To the tech-savvy world, the part of the manifesto that dealt with internet regulation was... laughably insane and likely impossible to implement.

But what effect did it have on the election results?

Is there data to suggest whether previously conservative voters switched because of that issue as opposed to the other things mentioned in the manifesto? Has this been polled explicitly?
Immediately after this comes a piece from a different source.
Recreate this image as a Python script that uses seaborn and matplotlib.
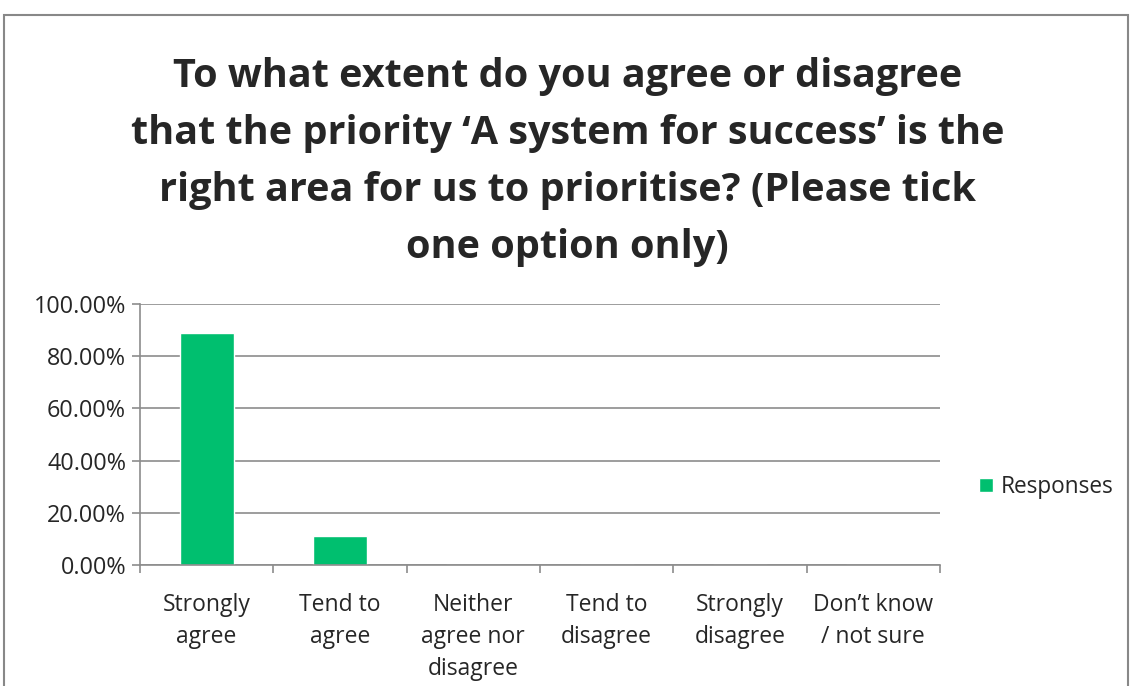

Is there a way to estimate it, if not?

It's been indicated to me that while the encryption issue was the biggest red flag to me, it may not have been that important to the general populace.


1 Answer 1


This policy was not polled explicitly and it is impossible to estimate exactly how much support this cost them (or even gained them), but it is worth noting that the UK has some of the most intrusive mass surveillance legislations and programs in the world.

But there is a 2016 Ofcom report relating to adult attitudes towards the media these findings were made

A majority of internet users agree (52% strongly, 26% slightly) that the internet needs to be regulated, in terms of what can be shown and written online, and one in ten adults believe that ‘all’ of what can be seen or read online is regulated.


As in 2014, there is no consensus among internet users as to whether users should be free to say and do what they want online; with younger users and DEs more likely to agree with this.


This is indicative that generally the government are unlikely to lose much support by passing internet regulation as the majority believe more legislation in necessary, even if the particular regulation would be ineffective at combatting terror simply because the public are unlikely to be "tech-savvy" like you and understand exactly what each piece of regulation does.

The second quote is also indicative, since one of the key voter demographics for conservatives are older people. Who tend to believe more internet regulation is necessary, and who often don't believe in unlimited free speech on the internet.